# dash bulbs



## sentra_hilo (Apr 23, 2003)

i just bought 194 wedge bulbs for behind my dash. could i have bought the LED wedge bulbs? would it be brighter?


----------



## 99.se.ltd (Jun 21, 2002)

depends on brand, style of led layout, and color.


----------



## Exalta (Jan 21, 2003)

to make your dash light brighter,

remove the condoms from the bulbs (stock bulbs) or just put in the ones you bought.

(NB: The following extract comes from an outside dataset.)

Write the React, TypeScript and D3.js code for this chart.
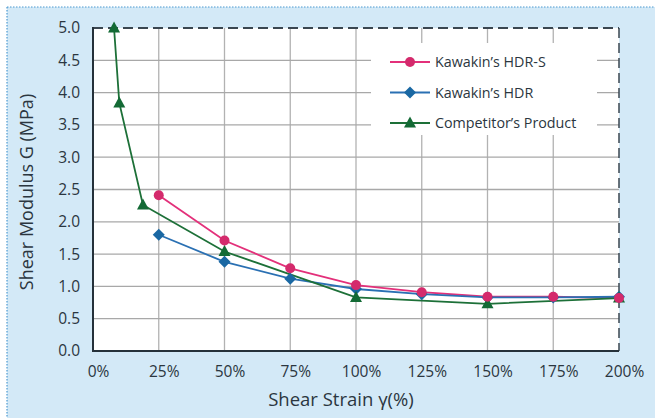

Spray the rear housing/reflector (usually white) with spray adhesive and put in aluminum foil, shiny side up (silver reflects better than white)


----------



## StevenLK (Jul 15, 2002)

what color do u guys have ur rpm/mph lights? i have mine orange like the bmw's or sumthing.. but it starting to fade orange and when light posts shine it it dims to PiNK =\ ...


----------



## 99.se.ltd (Jun 21, 2002)

led's should never fade/dim.


----------



## Sentrixx (Apr 30, 2002)

Are all year dash lights 194?


----------



## Cali SE-R (Jun 13, 2003)

I have LED's in my dash and they are dim, thats because i got the led's that only have one bulb. If you can get the LED's with the multiple bulbs, I am sure it will be briter!! I might also depend one the color.


----------



## Exalta (Jan 21, 2003)

wedge bulbs generally shine brighter than LED's
for example: I can see my sidemarkers (connected to parklight) from 100 meters away...but at that distance i'd hardly make out my LED third brakelight


----------



## fondoo (May 2, 2002)

where can i buy these polargs or hyper white 194's??


----------



## Sentrixx (Apr 30, 2002)

Can someone answer my question?


----------



## Exalta (Jan 21, 2003)

Sentrixx, my Polarg Hybrid bulbs for my dash are M-20 P8713A(same size as those used on sidemarkers)...there are also smaller and thinner wedge bulbs used in tandem with the ordinary wedges..i dunno the size of those small ones though


----------



## azkicker0027 (May 31, 2002)

b14's do have the same 194 backlight bulbs, i use the polarg ones but still kept the blue cap to give a blue tint, without it, it's all too white. i took pics, go check out my site, and go to night pics.


----------



## Nostrodomas (Jun 15, 2002)

Even the b13 have the same size bulbs. I have some 194 blue led's in my dash. The look pretty sweet.


----------